In another revealing and humanizing scene Judy, a 53-year old woman with cerebral palsy, is proposed to by her boyfriend. It’s a happy moment, but in an interview later, she confides to her closest friend on set that while she loves her boyfriend, she’s not “in love” with him. It’s a refreshingly dishy moment of “real talk” between girlfriends that is 180 degrees from the sometimes naïve depictions of romantic love between disabled persons of which Hollywood is so fond. There’s no fairy tale love story or Hallmark moment between them, just two women with real-life experience talking about the ups and downs of relationships.

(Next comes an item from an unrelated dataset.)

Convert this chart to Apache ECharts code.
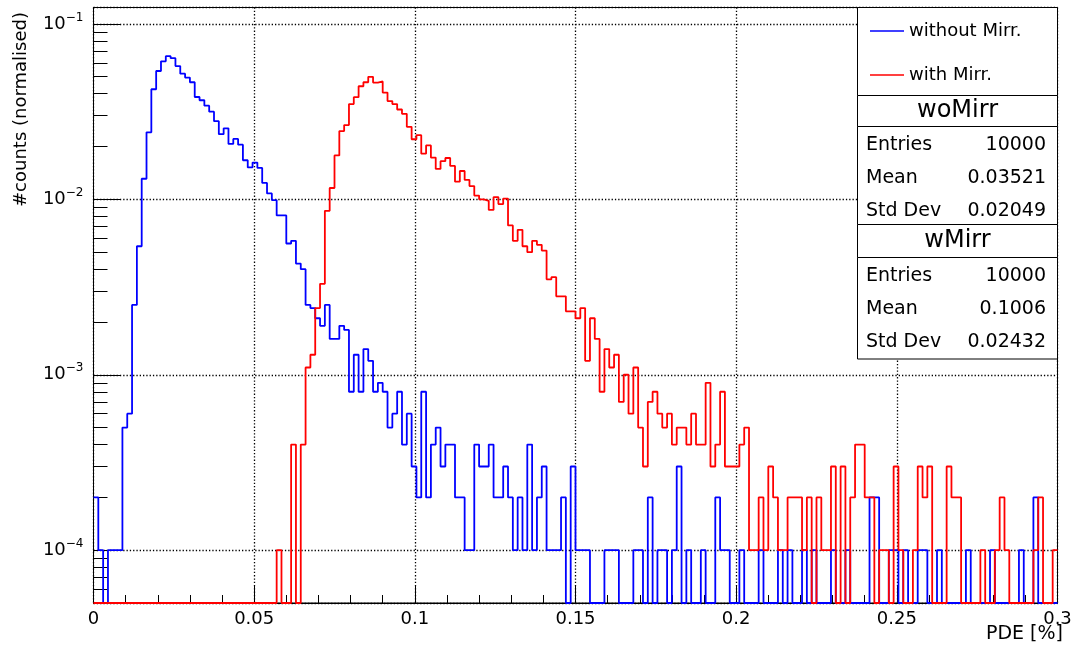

Make no mistake: This is definitely a “feel-good” film. There are the expected beats of drama and tension, and the film builds to a satisfying emotional climax that will warm the heart and wet the eyes. But those moments of frankness and vulnerability in the mix that elevate the film above a schmaltzy, public service announcement documentary. A.J. may be a dreamer with a huge heart, but he’s grounded as well, saying at one point “I know I’ll never play a lead detective on ‘Law & Order.’ But I want to be the guy they call when they need someone to play someone with cerebral palsy.”

In a powerful moment near the end of the film, an emotional A.J. says, “At camp I feel significance, dignity and purpose.” Those are the very same qualities that make “Becoming Bulletproof” an eminently worthwhile feature to experience this year at the Heartland Film Festival.